= Constructive treason =

Constructive treason is the judicial extension of the statutory definition of the crime of treason. For example, the English Treason Act 1351 declares it to be treason "When a Man doth compass or imagine the Death of our Lord the King". This was subsequently interpreted by the courts to include imprisoning the king, on the ground that history had shown that when a king is held captive by a usurper, he often dies in captivity. Despite legislative efforts to restrict the scope of treason, judges and prosecutors in common law jurisdictions still succeeded in broadening the reach of the offence by "constructing" new treasons. It is the opinion of one legal historian that:

The word "constructive" is one of the law's most useful frauds. It implies substance where none exists. There can be constructive contracts, constructive trusts, constructive fraud, constructive intent, constructive possession, and constructive anything else the law chooses to baptize as such. "Constructive" in this sense means "treated as". ... Constructive treason wasn't "real" treason but a vaguely defined, less potent category of conduct that the court deciding the particular case felt should be "treated as" treason. It was the perfect instrument of oppression, being virtually whatever the authorities wanted it to be.
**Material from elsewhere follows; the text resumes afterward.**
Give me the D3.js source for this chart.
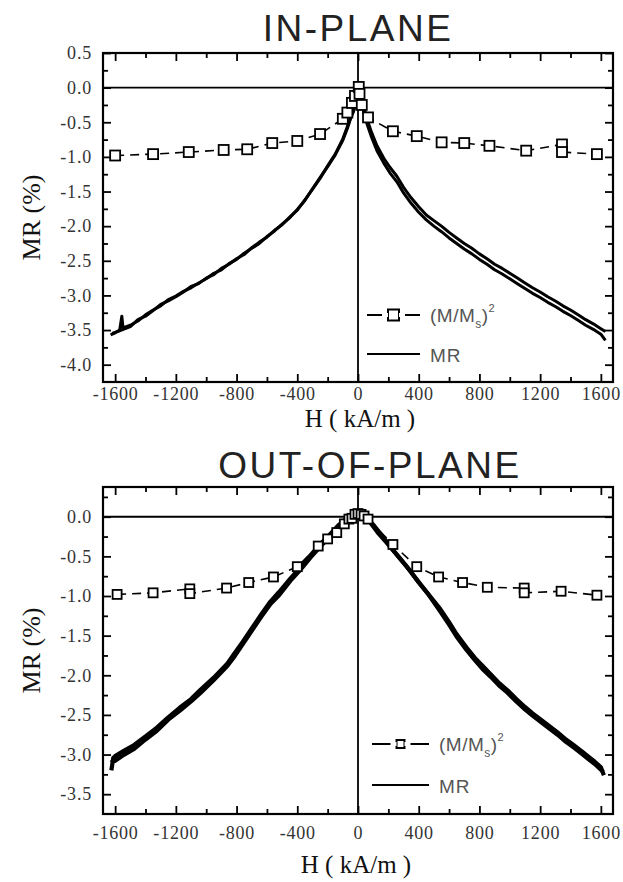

==England and Great Britain==

Ironically, the first attempt to constrain the development of constructive treasons in England was the 1351 Act itself. Its preamble states that Parliament had decided to define treason by statute for the first time because the common law definition had expanded so widely (however this had not been constructive treason, since until 1351 treason had always been defined by judges, not by legislation). The Act ended with a clause which prohibited further judicial development of the offence:

And because that many other like Cases of Treason may happen in Time to come, which a Man cannot think nor declare at this present Time; it is accorded, That if any other Case, supposed Treason, which is not above specified, doth happen before any Justices, the Justices shall tarry without any going to Judgement of the Treason till the Cause be shewed and declared before the King and his Parliament, whether it ought to be judged Treason or other Felony.

As noted above, this was not entirely successful. From the seventeenth century, English courts refined and extended the law of treason, tolerated by Parliament, which sometimes even enshrined these new constructive treasons in new statutes – imprisoning the king became written into the Treason Acts of 1661 and 1795. By the nineteenth century, however, Parliament had established itself as the main source of new crimes, as the volume of legislation increased, and the ancient common law tradition of judges creating new crimes fell into disuse.

==United States==

The United States inherited the English common law from the British Empire, and the Founding Fathers recognised the danger of what James Madison called "new-fangled and artificial treasons". Therefore, they intentionally drafted the treason clause of the US Constitution narrowly:

Treason against the United States, shall consist only in levying War against them, or in adhering to their Enemies, giving them Aid and Comfort.

This avoided vague words like "compassing or imagining" which had given British judges and lawyers such latitude. The words "giving them aid and comfort" were added by the Committee of Detail to further narrow the definition of treason. This was done not only to prevent judges from constructing new treasons, but also to prevent Congress from enacting new ones.

The constitutional definition did not immediately deter prosecutors from attempting to prosecute for levying war people who had not directly done so. However, the Supreme Court resisted efforts to construe the definition more widely than its text appeared to allow. In Ex parte Bollman (1807) the Supreme Court rejected arguments by prosecutors to the effect that enlisting an army of men against the United States could amount to levying war before they actually assembled. Chief Justice Marshall held: "The mere enlisting of men, without assembling them, is not levying war." In United States v. Burr the Court held that mere intent to commit treason was not sufficient either. Subsequent cases have concentrated on evidential requirements for proving treason, rather than definitions of substantive crimes.

Another example appears in Cramer v. United States (1945), which dealt with Section 1 of the Criminal Code:

Whoever, owing allegiance to the United States, levies war against them or adheres to their enemies, giving them aid and comfort within the United States or elsewhere, is guilty of treason.

This eventually ended with the clarification of the United States definition of treason.

A citizen intellectually or emotionally may favor the enemy and harbor sympathies or convictions disloyal to this country's policy or interest, but, so long as he commits no act of aid and comfort to the enemy, there is no treason. On the other hand, a citizen may take actions which do aid and comfort the enemy—making a speech critical of the government or opposing its measures, profiteering, striking in defense plants or essential work, and the hundred other things which impair our cohesion and diminish our strength—but if there is no adherence to the enemy in this, if there is no intent to betray, there is no treason.